** START **
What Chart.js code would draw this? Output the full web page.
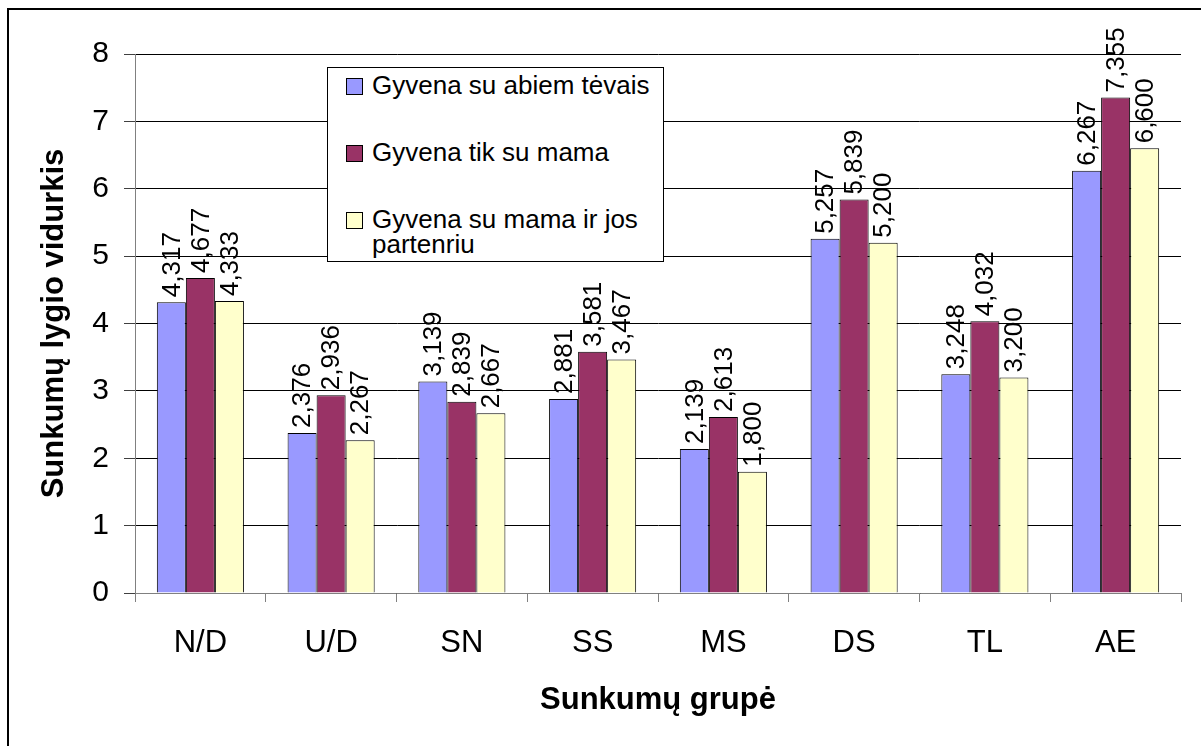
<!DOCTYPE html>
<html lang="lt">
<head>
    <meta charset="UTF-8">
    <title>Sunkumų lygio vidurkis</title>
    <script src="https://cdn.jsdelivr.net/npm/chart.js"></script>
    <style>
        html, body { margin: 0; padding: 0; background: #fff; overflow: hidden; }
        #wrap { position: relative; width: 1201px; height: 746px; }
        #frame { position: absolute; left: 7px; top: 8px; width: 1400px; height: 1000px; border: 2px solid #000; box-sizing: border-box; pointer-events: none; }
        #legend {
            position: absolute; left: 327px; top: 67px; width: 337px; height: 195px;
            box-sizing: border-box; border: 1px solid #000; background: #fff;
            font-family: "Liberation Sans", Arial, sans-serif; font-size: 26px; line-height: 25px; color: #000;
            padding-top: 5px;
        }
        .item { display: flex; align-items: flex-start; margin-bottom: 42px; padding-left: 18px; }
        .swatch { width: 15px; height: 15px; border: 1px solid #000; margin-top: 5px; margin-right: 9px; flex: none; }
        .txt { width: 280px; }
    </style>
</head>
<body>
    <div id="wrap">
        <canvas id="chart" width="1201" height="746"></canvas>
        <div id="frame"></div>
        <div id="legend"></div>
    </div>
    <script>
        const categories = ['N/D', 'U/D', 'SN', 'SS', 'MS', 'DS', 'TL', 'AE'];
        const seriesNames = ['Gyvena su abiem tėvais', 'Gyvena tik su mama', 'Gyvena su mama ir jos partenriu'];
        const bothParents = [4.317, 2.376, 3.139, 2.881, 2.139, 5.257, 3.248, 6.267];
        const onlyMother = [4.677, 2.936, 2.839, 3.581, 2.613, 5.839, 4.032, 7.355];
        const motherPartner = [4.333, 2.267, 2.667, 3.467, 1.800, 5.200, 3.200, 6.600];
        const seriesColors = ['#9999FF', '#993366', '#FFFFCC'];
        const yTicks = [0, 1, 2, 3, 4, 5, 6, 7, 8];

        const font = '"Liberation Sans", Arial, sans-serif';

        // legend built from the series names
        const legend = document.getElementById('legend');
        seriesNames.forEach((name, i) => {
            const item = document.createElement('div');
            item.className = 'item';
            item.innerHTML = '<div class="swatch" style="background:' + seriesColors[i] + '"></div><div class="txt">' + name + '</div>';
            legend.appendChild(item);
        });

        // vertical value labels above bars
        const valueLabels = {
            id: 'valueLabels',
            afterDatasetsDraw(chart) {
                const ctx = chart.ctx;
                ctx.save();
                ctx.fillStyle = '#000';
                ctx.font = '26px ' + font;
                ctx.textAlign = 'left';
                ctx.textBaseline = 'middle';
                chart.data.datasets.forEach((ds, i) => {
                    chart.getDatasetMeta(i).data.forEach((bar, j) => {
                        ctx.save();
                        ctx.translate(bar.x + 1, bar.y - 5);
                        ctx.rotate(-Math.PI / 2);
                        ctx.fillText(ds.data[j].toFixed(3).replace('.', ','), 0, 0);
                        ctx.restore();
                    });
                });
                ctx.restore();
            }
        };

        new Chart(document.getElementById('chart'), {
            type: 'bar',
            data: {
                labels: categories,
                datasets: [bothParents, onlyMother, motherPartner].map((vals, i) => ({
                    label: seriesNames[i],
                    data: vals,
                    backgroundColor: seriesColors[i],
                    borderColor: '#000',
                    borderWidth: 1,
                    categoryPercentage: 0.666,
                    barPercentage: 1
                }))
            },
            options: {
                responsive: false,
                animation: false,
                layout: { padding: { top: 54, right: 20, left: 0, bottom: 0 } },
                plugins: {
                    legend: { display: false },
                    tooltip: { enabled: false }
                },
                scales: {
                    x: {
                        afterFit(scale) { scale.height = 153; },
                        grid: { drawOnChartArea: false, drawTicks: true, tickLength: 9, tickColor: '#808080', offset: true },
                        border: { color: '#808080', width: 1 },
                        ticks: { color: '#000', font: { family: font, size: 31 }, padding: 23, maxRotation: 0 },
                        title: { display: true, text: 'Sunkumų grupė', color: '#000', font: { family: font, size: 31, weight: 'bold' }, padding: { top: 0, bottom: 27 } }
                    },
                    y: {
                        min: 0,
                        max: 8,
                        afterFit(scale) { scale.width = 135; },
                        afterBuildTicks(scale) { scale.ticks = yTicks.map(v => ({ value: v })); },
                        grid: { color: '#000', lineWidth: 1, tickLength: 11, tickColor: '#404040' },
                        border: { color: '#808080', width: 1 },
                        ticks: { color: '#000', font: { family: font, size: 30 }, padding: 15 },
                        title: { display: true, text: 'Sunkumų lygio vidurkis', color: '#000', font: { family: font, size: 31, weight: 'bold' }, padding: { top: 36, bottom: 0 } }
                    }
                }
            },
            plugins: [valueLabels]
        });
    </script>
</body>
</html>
** END **
WHAT THE TASK ASKS ▸ Could you repeat all of the material exactly? Pictures should not be copied.

PROBLEM SOLUTION ▸
What Chart.js code would draw this? Output the full web page.
<!DOCTYPE html>
<html lang="lt">
<head>
    <meta charset="UTF-8">
    <title>Sunkumų lygio vidurkis</title>
    <script src="https://cdn.jsdelivr.net/npm/chart.js"></script>
    <style>
        html, body { margin: 0; padding: 0; background: #fff; overflow: hidden; }
        #wrap { position: relative; width: 1201px; height: 746px; }
        #frame { position: absolute; left: 7px; top: 8px; width: 1400px; height: 1000px; border: 2px solid #000; box-sizing: border-box; pointer-events: none; }
        #legend {
            position: absolute; left: 327px; top: 67px; width: 337px; height: 195px;
            box-sizing: border-box; border: 1px solid #000; background: #fff;
            font-family: "Liberation Sans", Arial, sans-serif; font-size: 26px; line-height: 25px; color: #000;
            padding-top: 5px;
        }
        .item { display: flex; align-items: flex-start; margin-bottom: 42px; padding-left: 18px; }
        .swatch { width: 15px; height: 15px; border: 1px solid #000; margin-top: 5px; margin-right: 9px; flex: none; }
        .txt { width: 280px; }
    </style>
</head>
<body>
    <div id="wrap">
        <canvas id="chart" width="1201" height="746"></canvas>
        <div id="frame"></div>
        <div id="legend"></div>
    </div>
    <script>
        const categories = ['N/D', 'U/D', 'SN', 'SS', 'MS', 'DS', 'TL', 'AE'];
        const seriesNames = ['Gyvena su abiem tėvais', 'Gyvena tik su mama', 'Gyvena su mama ir jos partenriu'];
        const bothParents = [4.317, 2.376, 3.139, 2.881, 2.139, 5.257, 3.248, 6.267];
        const onlyMother = [4.677, 2.936, 2.839, 3.581, 2.613, 5.839, 4.032, 7.355];
        const motherPartner = [4.333, 2.267, 2.667, 3.467, 1.800, 5.200, 3.200, 6.600];
        const seriesColors = ['#9999FF', '#993366', '#FFFFCC'];
        const yTicks = [0, 1, 2, 3, 4, 5, 6, 7, 8];

        const font = '"Liberation Sans", Arial, sans-serif';

        // legend built from the series names
        const legend = document.getElementById('legend');
        seriesNames.forEach((name, i) => {
            const item = document.createElement('div');
            item.className = 'item';
            item.innerHTML = '<div class="swatch" style="background:' + seriesColors[i] + '"></div><div class="txt">' + name + '</div>';
            legend.appendChild(item);
        });

        // vertical value labels above bars
        const valueLabels = {
            id: 'valueLabels',
            afterDatasetsDraw(chart) {
                const ctx = chart.ctx;
                ctx.save();
                ctx.fillStyle = '#000';
                ctx.font = '26px ' + font;
                ctx.textAlign = 'left';
                ctx.textBaseline = 'middle';
                chart.data.datasets.forEach((ds, i) => {
                    chart.getDatasetMeta(i).data.forEach((bar, j) => {
                        ctx.save();
                        ctx.translate(bar.x + 1, bar.y - 5);
                        ctx.rotate(-Math.PI / 2);
                        ctx.fillText(ds.data[j].toFixed(3).replace('.', ','), 0, 0);
                        ctx.restore();
                    });
                });
                ctx.restore();
            }
        };

        new Chart(document.getElementById('chart'), {
            type: 'bar',
            data: {
                labels: categories,
                datasets: [bothParents, onlyMother, motherPartner].map((vals, i) => ({
                    label: seriesNames[i],
                    data: vals,
                    backgroundColor: seriesColors[i],
                    borderColor: '#000',
                    borderWidth: 1,
                    categoryPercentage: 0.666,
                    barPercentage: 1
                }))
            },
            options: {
                responsive: false,
                animation: false,
                layout: { padding: { top: 54, right: 20, left: 0, bottom: 0 } },
                plugins: {
                    legend: { display: false },
                    tooltip: { enabled: false }
                },
                scales: {
                    x: {
                        afterFit(scale) { scale.height = 153; },
                        grid: { drawOnChartArea: false, drawTicks: true, tickLength: 9, tickColor: '#808080', offset: true },
                        border: { color: '#808080', width: 1 },
                        ticks: { color: '#000', font: { family: font, size: 31 }, padding: 23, maxRotation: 0 },
                        title: { display: true, text: 'Sunkumų grupė', color: '#000', font: { family: font, size: 31, weight: 'bold' }, padding: { top: 0, bottom: 27 } }
                    },
                    y: {
                        min: 0,
                        max: 8,
                        afterFit(scale) { scale.width = 135; },
                        afterBuildTicks(scale) { scale.ticks = yTicks.map(v => ({ value: v })); },
                        grid: { color: '#000', lineWidth: 1, tickLength: 11, tickColor: '#404040' },
                        border: { color: '#808080', width: 1 },
                        ticks: { color: '#000', font: { family: font, size: 30 }, padding: 15 },
                        title: { display: true, text: 'Sunkumų lygio vidurkis', color: '#000', font: { family: font, size: 31, weight: 'bold' }, padding: { top: 36, bottom: 0 } }
                    }
                }
            },
            plugins: [valueLabels]
        });
    </script>
</body>
</html>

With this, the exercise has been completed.